## Data supplied:
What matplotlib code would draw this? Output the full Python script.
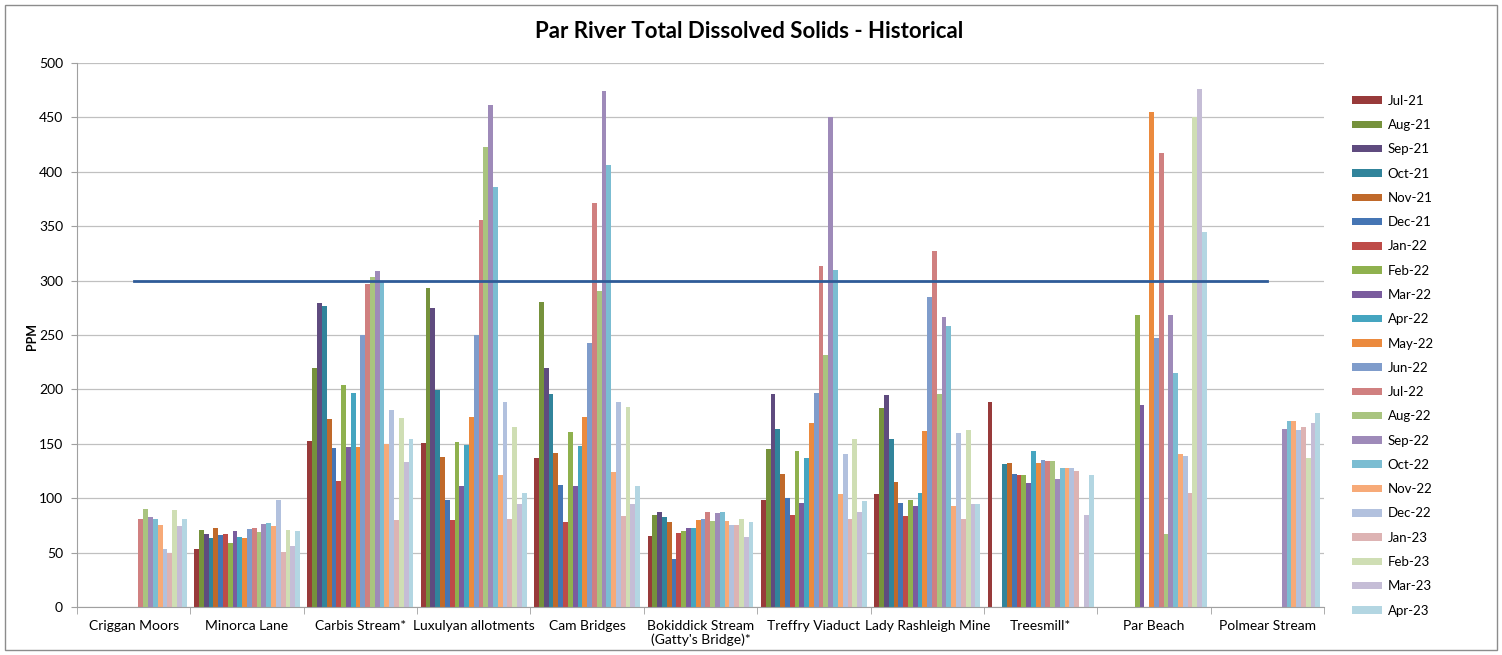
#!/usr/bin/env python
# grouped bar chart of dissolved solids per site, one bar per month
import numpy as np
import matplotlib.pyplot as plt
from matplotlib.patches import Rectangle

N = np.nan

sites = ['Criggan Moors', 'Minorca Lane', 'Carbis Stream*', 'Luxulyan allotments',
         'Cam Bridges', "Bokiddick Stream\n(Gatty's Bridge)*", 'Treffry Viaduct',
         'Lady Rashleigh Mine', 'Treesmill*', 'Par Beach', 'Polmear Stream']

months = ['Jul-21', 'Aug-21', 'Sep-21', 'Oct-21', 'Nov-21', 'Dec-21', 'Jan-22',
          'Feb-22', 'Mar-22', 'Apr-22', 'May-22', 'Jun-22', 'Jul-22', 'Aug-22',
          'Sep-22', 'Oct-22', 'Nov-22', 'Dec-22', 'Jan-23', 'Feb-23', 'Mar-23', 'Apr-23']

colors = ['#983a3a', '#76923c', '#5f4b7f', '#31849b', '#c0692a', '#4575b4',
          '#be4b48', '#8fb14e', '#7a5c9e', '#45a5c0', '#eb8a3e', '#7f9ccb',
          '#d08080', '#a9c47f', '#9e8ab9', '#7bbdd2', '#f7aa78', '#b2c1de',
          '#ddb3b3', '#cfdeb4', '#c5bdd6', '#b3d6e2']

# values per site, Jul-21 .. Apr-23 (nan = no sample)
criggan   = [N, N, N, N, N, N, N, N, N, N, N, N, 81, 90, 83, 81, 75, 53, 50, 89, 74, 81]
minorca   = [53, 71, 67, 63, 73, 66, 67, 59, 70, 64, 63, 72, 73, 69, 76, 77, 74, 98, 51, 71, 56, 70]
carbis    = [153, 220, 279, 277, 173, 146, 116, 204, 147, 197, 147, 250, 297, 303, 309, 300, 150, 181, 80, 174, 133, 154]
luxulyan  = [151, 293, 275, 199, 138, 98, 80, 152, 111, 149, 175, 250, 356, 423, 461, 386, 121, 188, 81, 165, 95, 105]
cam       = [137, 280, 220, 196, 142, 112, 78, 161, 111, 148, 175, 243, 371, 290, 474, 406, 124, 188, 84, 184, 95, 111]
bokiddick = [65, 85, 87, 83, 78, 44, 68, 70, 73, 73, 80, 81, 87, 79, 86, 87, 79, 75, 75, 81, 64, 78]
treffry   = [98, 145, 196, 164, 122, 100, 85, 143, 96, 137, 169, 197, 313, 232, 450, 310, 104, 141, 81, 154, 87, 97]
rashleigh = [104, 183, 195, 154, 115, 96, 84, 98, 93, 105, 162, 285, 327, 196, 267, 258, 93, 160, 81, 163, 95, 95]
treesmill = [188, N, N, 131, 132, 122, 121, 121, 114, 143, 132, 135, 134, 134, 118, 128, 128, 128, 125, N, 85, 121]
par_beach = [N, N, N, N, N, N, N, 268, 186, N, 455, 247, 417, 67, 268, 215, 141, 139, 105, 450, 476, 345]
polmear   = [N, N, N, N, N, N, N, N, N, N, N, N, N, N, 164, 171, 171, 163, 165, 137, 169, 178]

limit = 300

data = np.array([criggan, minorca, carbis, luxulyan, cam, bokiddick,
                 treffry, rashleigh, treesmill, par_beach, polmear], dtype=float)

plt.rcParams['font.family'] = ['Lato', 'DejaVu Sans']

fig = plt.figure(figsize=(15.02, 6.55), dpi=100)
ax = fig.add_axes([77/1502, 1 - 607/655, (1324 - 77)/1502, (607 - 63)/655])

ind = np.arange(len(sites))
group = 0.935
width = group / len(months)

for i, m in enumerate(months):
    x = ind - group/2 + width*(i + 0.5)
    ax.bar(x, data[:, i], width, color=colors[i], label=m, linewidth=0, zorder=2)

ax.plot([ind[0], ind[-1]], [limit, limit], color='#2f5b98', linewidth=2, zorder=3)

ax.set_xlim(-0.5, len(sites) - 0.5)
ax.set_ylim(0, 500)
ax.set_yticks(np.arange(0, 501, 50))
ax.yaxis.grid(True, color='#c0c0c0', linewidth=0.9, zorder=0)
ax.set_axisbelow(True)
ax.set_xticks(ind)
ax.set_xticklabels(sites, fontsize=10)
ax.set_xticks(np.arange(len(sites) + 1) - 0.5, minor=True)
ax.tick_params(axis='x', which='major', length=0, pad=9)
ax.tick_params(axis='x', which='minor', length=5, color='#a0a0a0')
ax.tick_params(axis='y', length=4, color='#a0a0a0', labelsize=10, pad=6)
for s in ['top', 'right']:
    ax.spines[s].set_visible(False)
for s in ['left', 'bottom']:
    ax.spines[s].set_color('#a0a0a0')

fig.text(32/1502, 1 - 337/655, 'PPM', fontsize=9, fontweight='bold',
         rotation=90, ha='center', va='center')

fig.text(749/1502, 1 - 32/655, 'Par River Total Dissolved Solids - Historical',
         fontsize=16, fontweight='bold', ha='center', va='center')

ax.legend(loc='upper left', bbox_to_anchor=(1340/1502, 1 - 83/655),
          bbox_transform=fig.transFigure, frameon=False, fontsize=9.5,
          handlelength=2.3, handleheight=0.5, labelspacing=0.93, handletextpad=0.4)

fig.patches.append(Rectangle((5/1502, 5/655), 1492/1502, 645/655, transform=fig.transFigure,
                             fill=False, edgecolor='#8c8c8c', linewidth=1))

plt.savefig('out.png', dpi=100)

---

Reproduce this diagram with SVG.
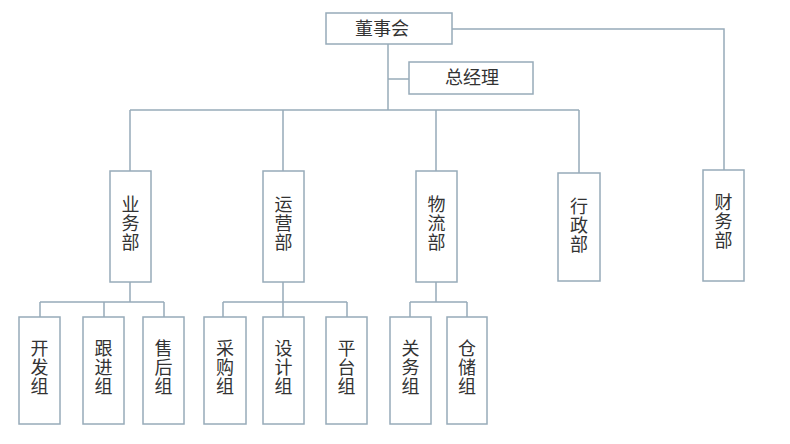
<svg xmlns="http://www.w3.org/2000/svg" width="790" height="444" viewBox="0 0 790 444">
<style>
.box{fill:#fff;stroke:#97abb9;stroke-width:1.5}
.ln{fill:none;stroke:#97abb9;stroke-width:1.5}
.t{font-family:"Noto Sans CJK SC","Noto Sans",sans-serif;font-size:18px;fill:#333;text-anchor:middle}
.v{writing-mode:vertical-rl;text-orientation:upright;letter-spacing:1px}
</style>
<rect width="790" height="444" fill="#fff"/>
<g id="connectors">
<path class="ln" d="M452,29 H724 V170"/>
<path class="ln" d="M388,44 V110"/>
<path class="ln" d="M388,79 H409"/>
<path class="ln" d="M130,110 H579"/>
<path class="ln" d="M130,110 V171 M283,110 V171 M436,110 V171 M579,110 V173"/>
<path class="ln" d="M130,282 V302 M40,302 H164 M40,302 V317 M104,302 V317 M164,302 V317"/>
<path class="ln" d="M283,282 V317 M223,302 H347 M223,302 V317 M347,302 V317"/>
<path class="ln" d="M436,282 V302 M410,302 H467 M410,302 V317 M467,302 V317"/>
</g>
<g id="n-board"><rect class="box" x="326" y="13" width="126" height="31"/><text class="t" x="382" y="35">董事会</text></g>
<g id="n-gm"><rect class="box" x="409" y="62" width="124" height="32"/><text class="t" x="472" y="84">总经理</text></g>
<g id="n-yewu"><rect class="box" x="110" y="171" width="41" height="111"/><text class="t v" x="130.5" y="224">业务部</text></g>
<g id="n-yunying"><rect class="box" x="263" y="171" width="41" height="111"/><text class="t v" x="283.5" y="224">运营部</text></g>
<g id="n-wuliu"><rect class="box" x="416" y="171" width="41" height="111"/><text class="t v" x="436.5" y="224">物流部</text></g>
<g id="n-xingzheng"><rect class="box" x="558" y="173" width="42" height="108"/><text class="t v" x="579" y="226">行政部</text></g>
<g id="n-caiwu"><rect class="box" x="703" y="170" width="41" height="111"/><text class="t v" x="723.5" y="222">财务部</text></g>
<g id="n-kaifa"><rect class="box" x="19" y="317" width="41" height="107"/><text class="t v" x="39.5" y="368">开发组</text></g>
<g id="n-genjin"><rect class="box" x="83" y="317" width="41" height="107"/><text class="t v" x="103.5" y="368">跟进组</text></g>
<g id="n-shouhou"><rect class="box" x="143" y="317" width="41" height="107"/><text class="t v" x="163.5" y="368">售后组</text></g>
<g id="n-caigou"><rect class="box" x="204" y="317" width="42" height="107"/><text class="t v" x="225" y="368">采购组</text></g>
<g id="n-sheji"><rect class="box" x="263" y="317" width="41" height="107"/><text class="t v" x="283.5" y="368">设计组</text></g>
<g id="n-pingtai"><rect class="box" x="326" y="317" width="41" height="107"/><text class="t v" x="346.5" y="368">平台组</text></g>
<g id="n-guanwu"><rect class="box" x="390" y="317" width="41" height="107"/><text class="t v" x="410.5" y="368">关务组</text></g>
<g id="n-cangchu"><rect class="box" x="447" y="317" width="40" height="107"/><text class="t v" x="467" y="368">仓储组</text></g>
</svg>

## Goal:
Reproduce the lines above starting at the one with "What matplotlib code" and ending at the one with "Beach', 'Polmear Stream']", both included, exactly and with no pictures.

## Response:
What matplotlib code would draw this? Output the full Python script.
#!/usr/bin/env python
# grouped bar chart of dissolved solids per site, one bar per month
import numpy as np
import matplotlib.pyplot as plt
from matplotlib.patches import Rectangle

N = np.nan

sites = ['Criggan Moors', 'Minorca Lane', 'Carbis Stream*', 'Luxulyan allotments',
         'Cam Bridges', "Bokiddick Stream\n(Gatty's Bridge)*", 'Treffry Viaduct',
         'Lady Rashleigh Mine', 'Treesmill*', 'Par Beach', 'Polmear Stream']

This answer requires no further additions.